What Causes a Currency Crisis
The phrase “currency crisis” is thrown around a lot, and unfortunately not always in the correct manner. However, there is such thing as a currency crisis, and in this article I will give you an idea as to what it actually is.
A currency crisis is essentially a situation where speculators are driving down the value of a currency, resulting in a sudden and drastic depreciation. When this happens, the overall economy feels the effects of this type of sudden change, and it can cause major financial issues. A currency crisis can occur for many reasons, such as decisions made in monetary policy. They can also have a political backdrop. One example of politics causing a currency crisis would be the recent case of the Turkish lira crisis, which has lost over one third of its value in recent months due to political changes and loss of confidence in the Turkish central bank. This obviously has far-reaching consequences for the general population. Though this type of situation is extreme, it does happen from time to time.
The anatomy of a currency crisis
A currency crisis can develop due to several different factors. Typically, it comes down to some type of political situation, economic disaster, or perhaps even a misstep by the local central bank. Beyond that, war can also come into play. Regardless of the reason, the end result is always the same: it’s the currency losing massive amounts of value in a very short amount of time. This creates extreme instability in the exchange rate, and inflation for the local populace. This means that the same amount of currency buys less that it previously did. As that’s the case, and if the negativity surrounding the currency doesn’t change, it becomes a self-feeding cycle.
As this happens, it makes it incredibly difficult for the host economy to finance its capital spending. In order to fight this, central banks will raise interest rates to counterbalance the downward pressure that speculators have placed upon the currency. The theory goes that if interest rates are higher, that rewards traders for holding onto that currency, driving the value higher. To raise interest rates, the central bank will sell its foreign reserves, which will shrink the money supply of their own country and create a capital outflow. It will also withhold payments received in domestic currency to increase the demand for that currency. Unfortunately, many small central banks around the world have learned that propping up its own currency is almost impossible in the long term because of the limited foreign reserves that they hold. Beyond that, you also have various economic issues that can come in that scenario.
Devaluation can also be caused by a central bank. Recently, Venezuela has done this by simply erasing some zeros off of the bolivar. The central bank has essentially increased the fixed exchange rate, which eventually should make domestic goods relatively cheaper than foreign goods. However, Venezuela finds itself in an untenable situation, with inflation possibly running as high as 1,000,000%! In theory, driving up local demand for local products is what people hope will happen when this method is employed.
Large financial deficits can create currency crises as well, although ironically the United States doesn’t seem to have this problem. Maybe it’s because the greenback is the world’s reserve currency.
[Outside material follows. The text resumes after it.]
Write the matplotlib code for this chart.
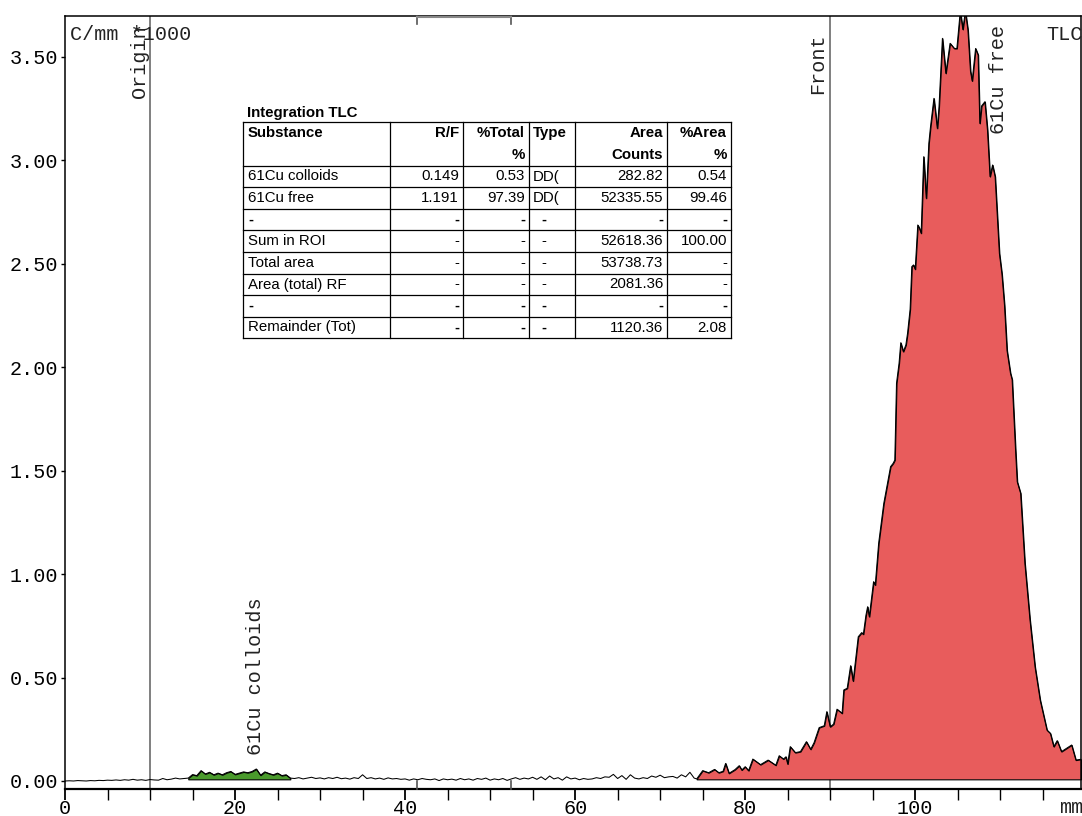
import numpy as np
import matplotlib.pyplot as plt
from matplotlib.lines import Line2D

plt.rcParams['font.family'] = ['Liberation Mono', 'DejaVu Sans Mono']

# TLC scan, counts per mm (x1000) along the plate
base_left_c = [0.000, 0.001, 0.000, 0.002, 0.001, 0.000, 0.002, 0.001, 0.003, 0.002,
               0.004, 0.003, 0.005, 0.003, 0.006, 0.004, 0.008, 0.004, 0.006, 0.003,
               0.007, 0.005, 0.004, 0.012, 0.006, 0.009, 0.014, 0.010, 0.012]
colloid_c = [0.014, 0.031, 0.026, 0.050, 0.034, 0.042, 0.030, 0.038, 0.030, 0.040,
             0.046, 0.032, 0.038, 0.044, 0.040, 0.046, 0.058, 0.028, 0.044, 0.036,
             0.030, 0.038, 0.026, 0.030, 0.014]
base_mid_c = [0.012, 0.016, 0.010, 0.014, 0.018, 0.012, 0.015, 0.010, 0.016, 0.012,
              0.018, 0.011, 0.014, 0.009, 0.016, 0.012, 0.030, 0.012, 0.016, 0.010,
              0.014, 0.008, 0.015, 0.010, 0.012, 0.008, 0.010, 0.004, 0.010, 0.006,
              0.012, 0.008, 0.006, 0.010, 0.002, 0.010, 0.006, 0.009, 0.004, 0.012,
              0.006, 0.010, 0.004, 0.012, 0.008, 0.014, 0.004, 0.010, 0.006, 0.012,
              0.003, 0.010, 0.016, 0.008, 0.014, 0.010, 0.018, 0.008, 0.020, 0.006,
              0.024, 0.010, 0.016, 0.004, 0.020, 0.010, 0.014, 0.006, 0.012, 0.008,
              0.010, 0.016, 0.012, 0.020, 0.018, 0.032, 0.012, 0.026, 0.008, 0.030,
              0.014, 0.010, 0.016, 0.012, 0.024, 0.018, 0.028, 0.016, 0.020, 0.022,
              0.014, 0.030, 0.020, 0.042, 0.014]
base_left_mm = 0.0 + 0.5 * np.arange(len(base_left_c))
colloid_mm = 14.5 + 0.5 * np.arange(len(colloid_c))
base_mid_mm = 27.0 + 0.5 * np.arange(len(base_mid_c))

free_mm = [74.3, 75.0, 75.7, 76.4, 76.9, 77.4, 77.7, 78.1, 78.8, 79.3, 79.6, 80.0,
           80.4, 80.9, 81.8, 82.7, 83.6, 84.0, 84.5, 84.8, 85.0, 85.3, 85.9, 86.5,
           87.2, 87.7, 88.1, 88.7, 89.3, 89.6, 90.0, 90.4, 90.8, 91.4, 91.6, 92.0,
           92.4, 92.7, 93.3, 93.7, 93.9, 94.2, 94.4, 94.6, 95.1, 95.3, 95.7, 96.3,
           97.1, 97.4, 97.6, 97.8, 98.1, 98.3, 98.6, 98.9, 99.1, 99.4, 99.6, 99.8,
           100.0, 100.3, 100.5, 100.7, 101.0, 101.3, 101.6, 101.8, 102.2, 102.6,
           102.8, 103.2, 103.6, 104.1, 104.6, 104.9, 105.3, 105.6, 105.9, 106.2,
           106.5, 106.7, 107.1, 107.4, 107.6, 107.8, 108.2, 108.5, 108.8, 109.1,
           109.4, 109.9, 110.2, 110.5, 110.8, 111.2, 111.4, 111.8, 112.0, 112.4,
           112.9, 113.5, 114.1, 114.7, 115.5, 115.9, 116.3, 116.7, 117.2, 117.8,
           118.4, 118.9, 119.5]
free_c = [0.010, 0.050, 0.040, 0.056, 0.040, 0.047, 0.085, 0.037, 0.055, 0.074, 0.053, 0.069,
          0.050, 0.106, 0.079, 0.101, 0.076, 0.122, 0.106, 0.117, 0.082, 0.166, 0.137, 0.142,
          0.190, 0.153, 0.185, 0.258, 0.267, 0.335, 0.262, 0.275, 0.347, 0.327, 0.440, 0.448,
          0.557, 0.483, 0.697, 0.717, 0.709, 0.800, 0.842, 0.794, 0.963, 0.947, 1.149, 1.341,
          1.519, 1.535, 1.551, 1.922, 2.019, 2.118, 2.075, 2.107, 2.164, 2.280, 2.486, 2.494,
          2.473, 2.687, 2.671, 2.647, 3.017, 2.816, 3.081, 3.162, 3.299, 3.154,
          3.259, 3.589, 3.420, 3.565, 3.540, 3.540, 3.720, 3.632, 3.720, 3.630,
          3.430, 3.383, 3.540, 3.509, 3.178, 3.262, 3.283, 3.146, 2.921, 2.977,
          2.921, 2.550, 2.450, 2.300, 2.080, 1.971, 1.940, 1.600, 1.446, 1.390,
          1.052, 0.778, 0.550, 0.391, 0.246, 0.230, 0.166, 0.195, 0.142, 0.158,
          0.174, 0.101, 0.105]

origin_mm, front_mm = 10.0, 90.0
roi_mm = [41.4, 52.5]
peak_base = 0.008

table_title = 'Integration TLC'
table_header = [('Substance', ''), ('R/F', ''), ('%Total', '%'), ('Type', ''),
                ('Area', 'Counts'), ('%Area', '%')]
table_rows = [
    ['61Cu colloids', '0.149', '0.53', 'DD(', '282.82', '0.54'],
    ['61Cu free', '1.191', '97.39', 'DD(', '52335.55', '99.46'],
    ['-', '-', '-', '-', '-', '-'],
    ['Sum in ROI', '-', '-', '-', '52618.36', '100.00'],
    ['Total area', '-', '-', '-', '53738.73', '-'],
    ['Area (total) RF', '-', '-', '-', '2081.36', '-'],
    ['-', '-', '-', '-', '-', '-'],
    ['Remainder (Tot)', '-', '-', '-', '1120.36', '2.08'],
]
bold_dash_rows = [2, 6, 7]

W, H = 1082, 816
fig = plt.figure(figsize=(W / 100, H / 100), dpi=100)
ax = fig.add_axes([65 / W, 27 / H, 1016 / W, 773 / H])

x_all = np.concatenate([base_left_mm, colloid_mm, base_mid_mm, free_mm])
y_all = np.concatenate([base_left_c, colloid_c, base_mid_c, free_c])

ax.fill_between(colloid_mm, colloid_c, peak_base, facecolor='#4a9a2c',
                edgecolor='black', lw=0.8, zorder=2)
ax.fill_between(free_mm, free_c, peak_base, facecolor='#e85c5c',
                edgecolor='black', lw=0.8, zorder=2)
ax.plot(x_all, y_all, color='black', lw=0.75, zorder=3)

ax.axvline(origin_mm, color='#6a6a6a', lw=1.2, zorder=1)
ax.axvline(front_mm, color='#6a6a6a', lw=1.2, zorder=1)

# ROI brackets at top and bottom
for xm in roi_mm:
    ax.plot([xm, xm], [-0.0387, 0.0], color='#555555', lw=1.2, clip_on=False, zorder=4)
    ax.plot([xm, xm], [3.697, 3.657], color='#555555', lw=1.2, clip_on=False, zorder=4)
ax.plot(roi_mm, [3.692, 3.692], color='#888888', lw=1.5, zorder=4)

ax.set_xlim(0, 119.5)
ax.set_ylim(-0.0387, 3.697)

ax.set_xticks(np.arange(0, 101, 20))
ax.set_xticks(np.arange(0, 120, 5), minor=True)
ax.set_yticks(np.arange(0, 3.51, 0.5))
ax.set_yticklabels([f'{v:.2f}' for v in np.arange(0, 3.51, 0.5)])
ax.tick_params(axis='x', which='major', direction='out', length=8, width=1.3,
               labelsize=14.5, pad=-1)
ax.tick_params(axis='x', which='minor', direction='out', length=8, width=1.0)
ax.tick_params(axis='y', direction='out', length=3, width=1.0, labelsize=14.5, pad=2)
for s in ax.spines.values():
    s.set_linewidth(1.1)
ax.spines['bottom'].set_linewidth(1.6)

txt = dict(fontsize=14.5, color='#222222')
ax.text(118.4, -0.13, 'mm', ha='center', va='center', **txt)
ax.text(0.6, 3.606, 'C/mm *1000', ha='left', va='center', **txt)
ax.text(115.4, 3.606, 'TLC', ha='left', va='center', **txt)
ax.text(8.8, 3.654, 'Origin', rotation=90, ha='center', va='top', **txt)
ax.text(88.5, 3.615, 'Front', rotation=90, ha='center', va='top', **txt)
ax.text(109.8, 3.654, '61Cu free', rotation=90, ha='center', va='top', **txt)
ax.text(22.35, 0.889, '61Cu colloids', rotation=90, ha='center', va='top', **txt)

# integration table, laid out in figure pixels
def fx(px):
    return px / W

def fy(py):
    return 1 - py / H

col_x = [243, 390, 463, 529, 575, 667, 731]
row_y = [122, 166, 187, 209, 230, 252, 274, 295, 317, 338]
sans = ['Liberation Sans', 'DejaVu Sans']
tfs = 10.8

fig.text(fx(247), fy(113), table_title, family=sans, fontsize=tfs,
         fontweight='bold', va='center', ha='left')
for xp in col_x:
    fig.add_artist(Line2D([fx(xp), fx(xp)], [fy(row_y[0]), fy(row_y[-1])],
                          color='black', lw=0.9))
for yp in row_y:
    fig.add_artist(Line2D([fx(col_x[0]), fx(col_x[-1])], [fy(yp), fy(yp)],
                          color='black', lw=0.9))

def cell_text(ci, yc, s, bold):
    if ci == 0:
        xp, ha = col_x[ci] + 5, 'left'
    elif ci == 3:
        xp, ha = col_x[ci] + (12 if s == '-' else 4), 'left'
    else:
        xp, ha = col_x[ci + 1] - 4, 'right'
    fig.text(fx(xp), fy(yc), s, family=sans, fontsize=tfs, ha=ha, va='center',
             fontweight='bold' if bold else 'normal')

for ci, (l1, l2) in enumerate(table_header):
    cell_text(ci, 133, l1, True)
    if l2:
        cell_text(ci, 155, l2, True)
for ri, row in enumerate(table_rows):
    yc = (row_y[ri + 1] + row_y[ri + 2]) / 2
    for ci, s in enumerate(row):
        cell_text(ci, yc, s, s == '-' and ri in bold_dash_rows)

fig.savefig('out.png', dpi=100)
Still, there are plenty of small countries around the world that have been hammered in these situations. Typically, excessive money printing is the biggest culprit. However, more than once political turmoil has been the culprit. If a country looks like it is ready to fall, the currency can go into a bit of a death spiral.
A country needs sound money to avoid a potential currency crisis, and this is typically managed with intelligent central bank policies that keep money printing to a minimum. However, there are some notable exceptions - the United States being the prime example. Even though in theory it would seem that having a fixed exchange rate would prevent a currency crisis, floating rates quite often work out better for currencies, because it allows the market to set the rate. Several central banks around the world have tried to defend a currency peg against speculators, only to fail in the end after spending billions.
Currency meltdowns are devastating for any local economy. However, Forex traders have the advantage of being able to profit from these types of moves, often quite faster than they anticipated. I remember being short of the USD/JPY pair in 2007 when the first part of the housing crisis in the United States started. As money flowed into the relative safety of the Japanese yen, I was up by hundreds of pips before I knew what was going on.
Obviously, it works in both directions. Speculators will often line up ahead of time to anticipate a potential currency devaluation. For example, the Swiss National Bank had pegged the Swiss franc at €1.20 for a long time. Speculators simply bought the pair every time he got close to that level, because they knew that the SNB was propping it up. However, one day they suddenly stepped away, and the next thing you know the bottom fell out. Several people were wiped out in the process, as the sudden lack of support sent the markets careening. In fact, when this move was made in January 2015, it took three years just to get back to the same general region that we fell from. Currency devaluations and currency crises can be brutal, and very sudden. However, if you are on the right side of a trade like that, it can make your entire year.
At the end of the day, currency crises may be predictable in some situations, and while they can cause serious problems in the real world, they can also create great opportunities for Forex traders. Just be aware of the potential for losses as well, as happened in the SNB crisis, and plan your trades and strategies accordingly.